I dunno the 'why' of the divide. Like, I think I've got the 'what'. Everyone agrees genocide is bad, that's not the 'what' of the divide, though people present it as the thing. Everyone (here at least) agrees trans rights are human rights, gay rights are human rights, concentration camps are bad.... All of these are agreed upon. It's just the 'blame'. Who gets it, and how much... I don't think that it is agreeable. Worse, I don't think it's productive, I called it 'divisive' I think. I think I stand by that.
Perhaps, I'm way off and it is the priorities: republicans are the greatest threat to the country. Genocide is bad, like unsupportingly bad. What do you care about more ~~discuss~~ fight. But the blame thing keeps coming back around and around. Even my parent comment of punch up not down was "you're blaming the wrong people" or at least "you're emphasising blame on the wrong people."

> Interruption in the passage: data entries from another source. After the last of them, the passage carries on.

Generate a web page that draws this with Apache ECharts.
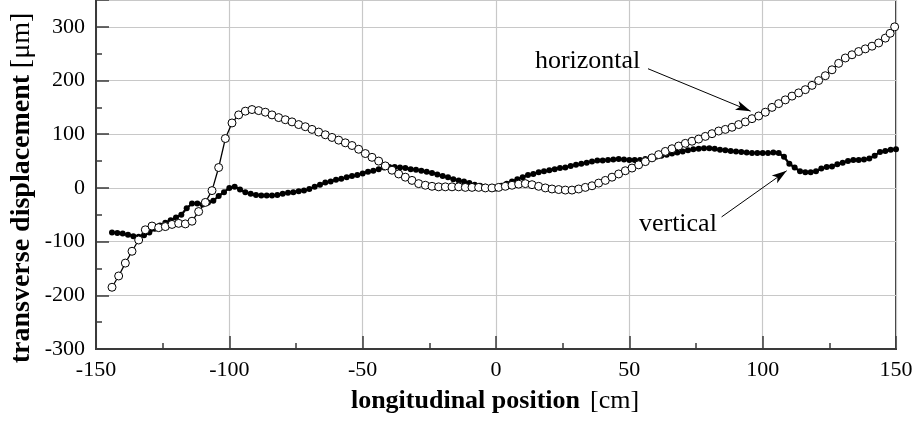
<!DOCTYPE html>
<html>
<head>
<meta charset="utf-8">
<script src="https://cdn.jsdelivr.net/npm/echarts@6/dist/echarts.min.js"></script>
<style>
  html, body { margin: 0; padding: 0; background: #fff; }
  #chart { width: 917px; height: 421px; }
</style>
</head>
<body>
<div id="chart"></div>
<script>
// horizontal displacement (open circles)
var horizX = [-144,-141.5,-139,-136.5,-134,-131.5,-129,-126.5,-124,-121.5,-119,-116.5,-114,-111.5,-109,-106.5,-104,-101.5,-99,-96.5,
  -94,-91.5,-89,-86.5,-84,-81.5,-79,-76.5,-74,-71.5,-69,-66.5,-64,-61.5,-59,-56.5,-54,-51.5,-49,-46.5,
  -44,-41.5,-39,-36.5,-34,-31.5,-29,-26.5,-24,-21.5,-19,-16.5,-14,-11.5,-9,-6.5,-4,-1.5,1,3.5,
  6,8.5,11,13.5,16,18.5,21,23.5,26,28.5,31,33.5,36,38.5,41,43.5,46,48.5,51,53.5,
  56,58.5,61,63.5,66,68.5,71,73.5,76,78.5,81,83.5,86,88.5,91,93.5,96,98.5,101,103.5,
  106,108.5,111,113.5,116,118.5,121,123.5,126,128.5,131,133.5,136,138.5,141,143.5,146,147.8,149.5];
var horizY = [-185,-164,-140,-118,-97,-78,-71,-74,-72,-68,-66,-67,-62,-44,-27,-5,38,92,121,136,
  143,146,144,141,136,131,127,123,118,114,109,104,99,94,89,84,79,72,64,57,
  50,41,33,26,20,14,8,5,3,2,2,2,2,1,1,1,0,0,1,3,
  5,7,8,6,3,0,-2,-3,-4,-4,-2,1,4,9,14,20,26,32,37,43,
  49,56,62,68,73,78,83,87,91,96,101,106,109,113,118,123,129,134,141,150,
  157,164,171,177,183,191,200,209,220,232,242,248,254,259,264,270,279,288,300];

// vertical displacement (filled dots)
var vertX = [-144,-142,-140,-138,-136,-134,-132,-130,-128,-126,-124,-122,-120,-118,-116,-114,-112,-110,-108,-106,
  -104,-102,-100,-98,-96,-94,-92,-90,-88,-86,-84,-82,-80,-78,-76,-74,-72,-70,-68,-66,
  -64,-62,-60,-58,-56,-54,-52,-50,-48,-46,-44,-42,-40,-38,-36,-34,-32,-30,-28,-26,
  -24,-22,-20,-18,-16,-14,-12,-10,-8,-6,-4,-2,0,2,4,6,8,10,12,14,
  16,18,20,22,24,26,28,30,32,34,36,38,40,42,44,46,48,50,52,54,
  56,58,60,62,64,66,68,70,72,74,76,78,80,82,84,86,88,90,92,94,
  96,98,100,102,104,106,108,110,112,114,116,118,120,122,124,126,128,130,132,134,
  136,138,140,142,144,146,148,150];
var vertY = [-83,-84,-85,-87,-90,-91,-88,-83,-76,-70,-65,-60,-55,-50,-38,-29,-29,-31,-27,-24,
  -15,-8,0,2,-3,-8,-11,-13,-14,-14,-14,-13,-11,-9,-8,-6,-5,-2,2,6,
  10,12,15,17,20,22,24,27,30,32,35,38,39,39,38,37,35,34,32,30,
  28,25,22,20,16,14,12,9,6,4,2,0,-1,4,8,12,16,20,24,26,
  29,31,33,35,37,38,41,43,45,47,49,51,51,52,53,54,53,52,52,52,
  54,56,58,60,62,64,66,68,70,72,73,74,74,73,71,70,69,68,67,66,
  65,65,65,65,66,65,58,45,38,31,29,29,31,36,39,40,44,47,50,52,
  52,53,55,60,67,69,71,72];

// annotation texts and arrows (data units)
var notes = [
  { text: 'horizontal', at: [14.6, 236], from: [57, 222], to: [95.5, 143] },
  { text: 'vertical', at: [53.6, -68], from: [84.6, -54], to: [109, 32] }
];

var serif = '"Liberation Serif", "Times New Roman", serif';
var axisColor = '#3a3a3a';
var gridColor = '#c8c8c8';

function pairs(xs, ys) {
  var out = [];
  for (var i = 0; i < xs.length; i++) out.push([xs[i], ys[i]]);
  return out;
}

var arrowLines = notes.map(function (n) {
  return [{ coord: n.from }, { coord: n.to }];
});

var chart = echarts.init(document.getElementById('chart'));

var option = {
  animation: false,
  backgroundColor: '#fff',
  grid: {
    left: 96, right: 21, top: -1, bottom: 72,
    show: true,
    borderColor: axisColor,
    borderWidth: 2,
    containLabel: false
  },
  xAxis: {
    type: 'value',
    min: -150, max: 150, interval: 50,
    axisLine: { show: true, onZero: false, lineStyle: { color: axisColor, width: 2 } },
    axisTick: { show: true, inside: true, length: 13, lineStyle: { color: axisColor, width: 1.5 } },
    minorTick: { show: true, splitNumber: 2, length: 6, lineStyle: { color: axisColor, width: 1.5 } },
    axisLabel: { color: '#000', fontFamily: serif, fontSize: 22, margin: 10 },
    splitLine: { show: true, lineStyle: { color: gridColor, width: 1.2 } }
  },
  yAxis: [
    { // major ticks + labels
      type: 'value',
      min: -300, max: 350, interval: 100,
      position: 'left',
      axisLine: { show: true, onZero: false, lineStyle: { color: axisColor, width: 2 } },
      axisTick: { show: true, inside: true, length: 13, lineStyle: { color: axisColor, width: 1.5 } },
      axisLabel: {
        color: '#000', fontFamily: serif, fontSize: 22, margin: 11,
        formatter: function (v) { return v > 300 ? '' : String(v); }
      },
      splitLine: { show: true, lineStyle: { color: gridColor, width: 1.2 } }
    },
    { // minor ticks every 50
      type: 'value',
      min: -300, max: 350, interval: 50,
      position: 'left',
      axisLine: { show: false, onZero: false },
      axisTick: { show: true, inside: true, length: 6, lineStyle: { color: axisColor, width: 1.5 } },
      axisLabel: { show: false },
      splitLine: { show: false }
    }
  ],
  series: [
    {
      name: 'vertical',
      type: 'line',
      data: pairs(vertX, vertY),
      symbol: 'circle',
      symbolSize: 6,
      showAllSymbol: true,
      itemStyle: { color: '#000' },
      lineStyle: { color: '#000', width: 2.2 },
      z: 3
    },
    {
      name: 'horizontal',
      type: 'line',
      data: pairs(horizX, horizY),
      symbol: 'circle',
      symbolSize: 8,
      showAllSymbol: true,
      itemStyle: { color: '#fff', borderColor: '#000', borderWidth: 1 },
      lineStyle: { color: '#000', width: 1.3 },
      z: 4,
      markLine: {
        silent: true,
        symbol: ['none', 'arrow'],
        symbolSize: [7, 15],
        label: { show: false },
        lineStyle: { color: '#000', width: 1, type: 'solid' },
        itemStyle: { color: '#000' },
        data: arrowLines
      }
    }
  ]
};

chart.setOption(option);

// texts: axis titles and the curve names
var graphics = [
  {
    type: 'text',
    x: 22, y: 188,
    rotation: Math.PI / 2,
    style: {
      text: '{b|transverse displacement}  {n|[μm]}',
      textAlign: 'center',
      textVerticalAlign: 'middle',
      rich: {
        b: { fontFamily: serif, fontSize: 28, fontWeight: 'bold', fill: '#000' },
        n: { fontFamily: serif, fontSize: 28, fill: '#000' }
      }
    }
  },
  {
    type: 'text',
    x: 495, y: 401,
    style: {
      text: '{b|longitudinal position}   {n|[cm]}',
      textAlign: 'center',
      textVerticalAlign: 'middle',
      rich: {
        b: { fontFamily: serif, fontSize: 26, fontWeight: 'bold', fill: '#000' },
        n: { fontFamily: serif, fontSize: 26, fill: '#000' }
      }
    }
  }
];
notes.forEach(function (n) {
  var p = chart.convertToPixel({ gridIndex: 0 }, n.at);
  graphics.push({
    type: 'text',
    x: p[0], y: p[1],
    style: {
      text: n.text,
      fontFamily: serif, fontSize: 26, fill: '#000',
      textAlign: 'left', textVerticalAlign: 'middle'
    }
  });
});
chart.setOption({ graphic: graphics });
</script>
</body>
</html>
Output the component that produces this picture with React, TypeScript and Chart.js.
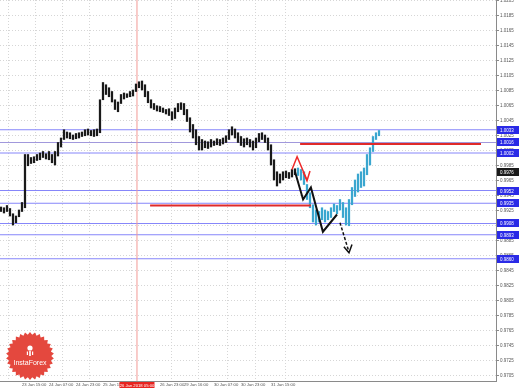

It's tricky. Even then understanding the conflict may not get us closer to a resolution. In a "I don't agree, I can't agree but I understand and respect your decision."
Perhaps it's too fraught:
I don't think a vegan would ever consider me, an omnivore with many leather products, to be on the same 'team' as them. Though I think both they and I care about animal welfare, they don't think I care about animal welfare at all. The meat industry is inherently cruel. The nuance of levels of cruelty merely serves my own conscience. The animals still suffer for my enjoyment.
That wasn't quick at all. Sorry to unload on you. Actual reply tomorrow, well today. But that's where I'm at.